Some years later, we found out that Mbuya’s special green leaf was marijuana. She crushed the leaves and added them to her snuff. This means Mbuya was probably quite high when she sang while grinding mamera.
This illegal performance-enhancing drug gave her the arrogance to challenge all the women in the village homestead to outperform her grinding.
Mbuya used similar energy, though slower and more careful speed, when grinding peanut butter.
Her hands were a lot rougher than those of my mother. Perhaps this was due to age and more years of hard work.
My mother was best known for her skill in making pottery, kuumba hari.
She collected the clay from particular layers in the sub soils by the river. Dry clay was then ground into fine powder on flat grinding stone. Then she sifted it with a winnowing basket and the dry powder left behind was mixed with water and prepared for making pottery.
Then she made a circular platform as a base for the pot and built meticulous series of coils. When the pots were all dry, my mother asked us to look for the special bark of a tree, makwati, which were used in a dug up furnace to heat the pots until they were a beautiful brick colour.
There were some beautiful stacked clay pots in Mbuya VaMandirowesa and my mother’s kitchen huts.

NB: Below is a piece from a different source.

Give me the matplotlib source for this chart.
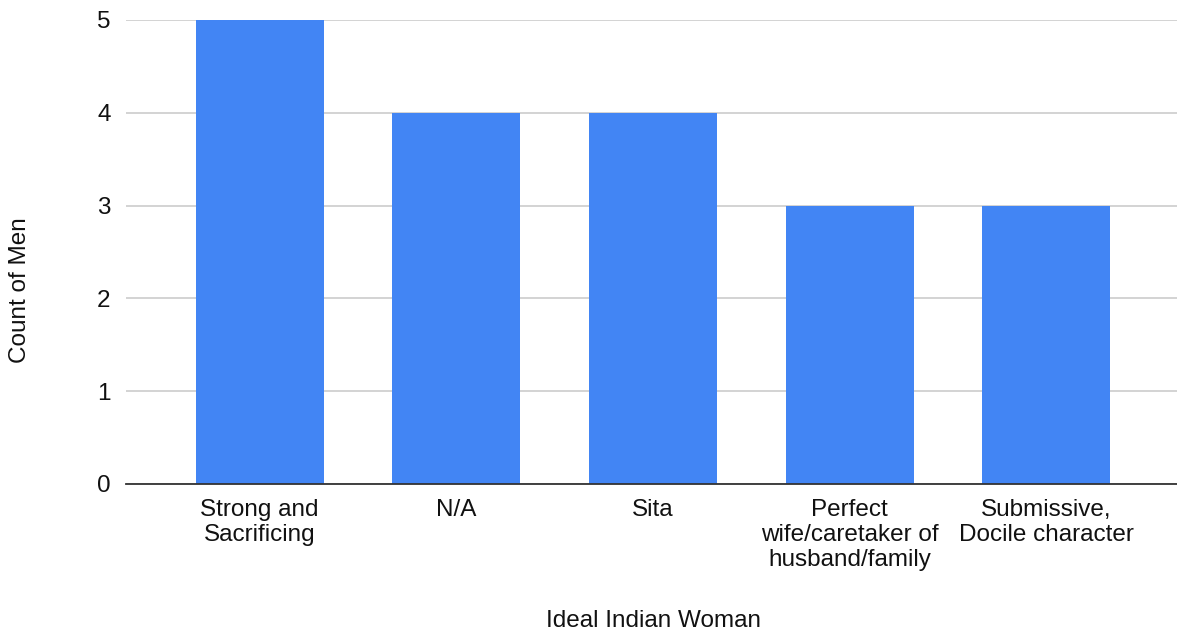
import matplotlib
matplotlib.use("Agg")
import matplotlib.pyplot as plt

categories = ["Strong and\nSacrificing", "N/A", "Sita",
              "Perfect\nwife/caretaker of\nhusband/family",
              "Submissive,\nDocile character"]
counts = [5, 4, 4, 3, 3]
yticks = [0, 1, 2, 3, 4, 5]

plt.rcParams['font.family'] = ['Liberation Sans', 'DejaVu Sans']
FS = 17.5

fig = plt.figure(figsize=(11.77, 6.37), dpi=100)
ax = fig.add_axes([126/1177, 1 - 484/637, 1 - 126/1177, (484 - 20)/637])

x = list(range(len(categories)))
ax.bar(x, counts, width=0.65, color="#4285F4", zorder=3)
ax.set_xlim(-0.68, 4.665)
ax.set_ylim(0, 5)
ax.set_yticks(yticks)
ax.set_yticklabels([str(v) for v in yticks], fontsize=FS)
ax.set_xticks(x)
ax.set_xticklabels(categories, fontsize=FS, linespacing=1.17)
ax.grid(axis="y", color="#cccccc", linewidth=1.2, zorder=0)
for s in ["top", "right", "left"]:
    ax.spines[s].set_visible(False)
ax.spines["bottom"].set_color("#333333")
ax.spines["bottom"].set_linewidth(1.3)
ax.spines["bottom"].set_zorder(4)
ax.tick_params(axis="x", length=0, pad=11, colors="#111111")
ax.tick_params(axis="y", length=0, pad=11, colors="#111111")
fig.text(20/1177, 1 - 290/637, "Count of Men", fontsize=FS, rotation=90,
         ha="center", va="center", color="#111111")
fig.text(653/1177, 1 - 621/637, "Ideal Indian Woman", fontsize=FS,
         ha="center", va="center", color="#111111")

fig.savefig("out.png", dpi=100)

They oiled the pots with peanut butter oil.
These traditional kitchens had elaborate shelves made of polished clay.
Back in those days, our mother’s kitchen hut was the place where the women used to work most.

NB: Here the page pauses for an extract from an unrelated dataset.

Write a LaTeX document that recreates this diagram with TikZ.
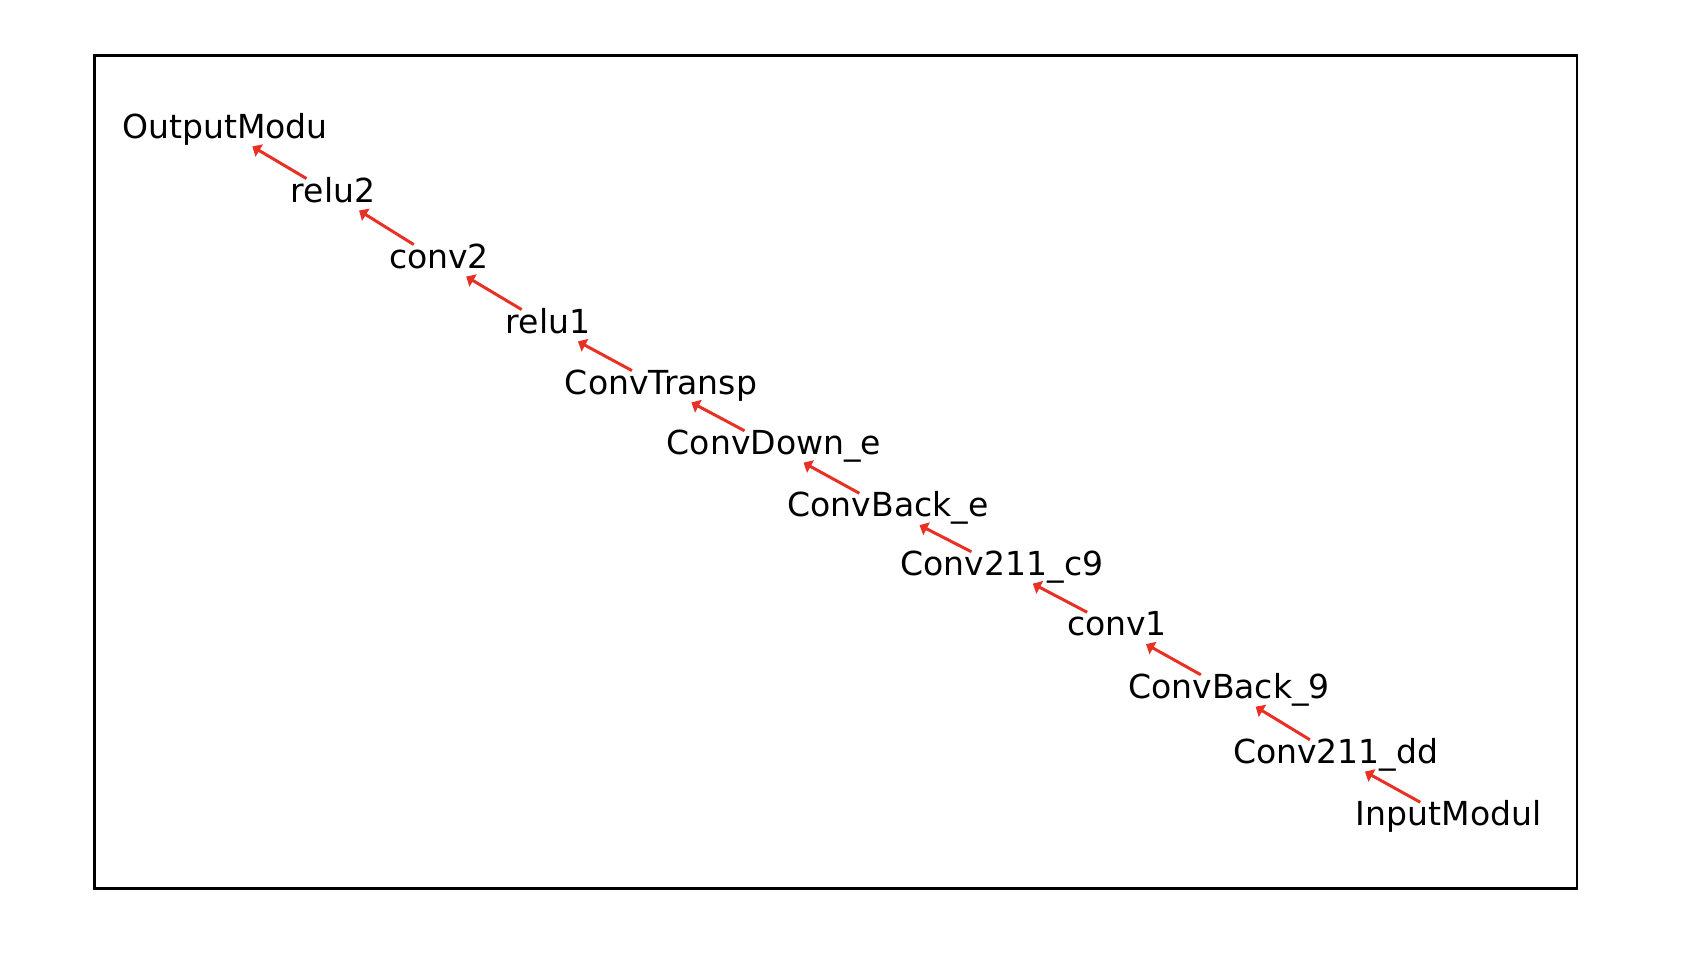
\documentclass[tikz,border=0pt]{standalone}
\usepackage{fontspec}
\setmainfont{DejaVu Sans}
\usetikzlibrary{arrows.meta}
\definecolor{arrowred}{RGB}{233,48,36}
\tikzset{
  lbl/.style={font=\fontsize{9.4}{11}\selectfont, inner sep=0pt, text height=0.23cm, text depth=0.07cm, anchor=base},
  conn/.style={draw=arrowred, line width=0.03cm, -{Triangle[length=0.08cm,width=0.14cm]}, shorten >=0.01cm}
}
\begin{document}
\begin{tikzpicture}[x=0.01cm, y=-0.01cm]
\useasboundingbox (0,0) rectangle (1706,962);

\draw[line width=0.022cm] (94.5,55.5) rectangle (1577,888.5);

\node[lbl] (outmod) at (225,138.3) {OutputModu};
\node[lbl] (relu2) at (333,202.3) {relu2};
\node[lbl] (conv2) at (439,268.3) {conv2};
\node[lbl] (relu1) at (548,333.3) {relu1};
\node[lbl] (convtr) at (661,394.3) {ConvTransp};
\node[lbl] (convdown) at (774,454.5) {ConvDown\_e};
\node[lbl] (backe) at (888,517) {ConvBack\_e};
\node[lbl] (ctc9) at (1002,575.5) {Conv211\_c9};
\node[lbl] (conv1) at (1117,636) {conv1};
\node[lbl] (back9) at (1229,698.5) {ConvBack\_9};
\node[lbl] (ctdd) at (1335.7,763.5) {Conv211\_dd};
\node[lbl] (inmod) at (1448.7,826) {InputModul};

\draw[conn] (relu2) -- (outmod);
\draw[conn] (conv2) -- (relu2);
\draw[conn] (relu1) -- (conv2);
\draw[conn] (convtr) -- (relu1);
\draw[conn] (convdown) -- (convtr);
\draw[conn] (backe) -- (convdown);
\draw[conn] (ctc9) -- (backe);
\draw[conn] (conv1) -- (ctc9);
\draw[conn] (back9) -- (conv1);
\draw[conn] (ctdd) -- (back9);
\draw[conn] (inmod) -- (ctdd);
\end{tikzpicture}
\end{document}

Everything that happened in the homestead often centred on the work done by women in the kitchen hut.
The hard work of child birth was done here. Food was cooked here and ceremonies held here. When people died, which was rare in those days, their bodies were kept in the hut overnight and people sang and danced with such energy and vigour.
Our hard working village mothers are not hard to recognise. They have a certain way of dressing, walking and talking. A certain way to tie their headscarf, wear their shoes or wrap around their cloths. These village mothers often sit cross legged or they have their legs outstretched in front of them.
When they come to town, you often spot the mothers sitting somewhere, waiting and watching the world silently, their tired hands lying easily on the lap.
Their hands are rough, discoloured and cracked with short or broken finger nails, testimony to years and years of hard work. These hands have never been touched by the gentle hands of the manicure and pedicure lady.
The lives of our mothers are characterised by the colonial historical conditions in which they lived.
Many of them grew up without National Identification certificates in areas with no schools, shops, hospitals or clinics. They worked hard and collaborated with the freedom fighters in the liberation war for this land.
When the land finally came, some were too old to move and work in the resettlement areas. Others followed their children to the resettlement areas where they now suffer from backache, pulling a few weeds here and there with their arthritic hands.
Some of our village mothers have now been dragged to places in Johannesburg, London, Toronto, Melbourne, Auckland and everywhere.
Their Diaspora children have plucked them out of the village, secured a visitor’s visa to take them on and a plane visiting the grandchildren, sons, daughters or daughters in law.
Over there, in the faraway cities, the mothers will get everything they want to eat. Bread, meat, chips, hamburgers, fried chicken, pork ribs, cakes, soft drinks and beer. Their hands are bored and idle.
“Mawoko angu aneta nekugara. Mvura ngaimire veduwe,” said Mai Maisvoreva, meaning her hands are tired of not doing as long as it continues to rain.
I looked at the cracked hands around me and said the rain is asking the women to rest their hands for a while.
But some of them laughed saying the hands of a woman are meant to work for the family, kuriritira mhuri.
On International Women’s Day, let us celebrate the hands of our mothers. Those rough hands have made us who we are.
Dr Sekai Nzenza is a writer and cultural critic.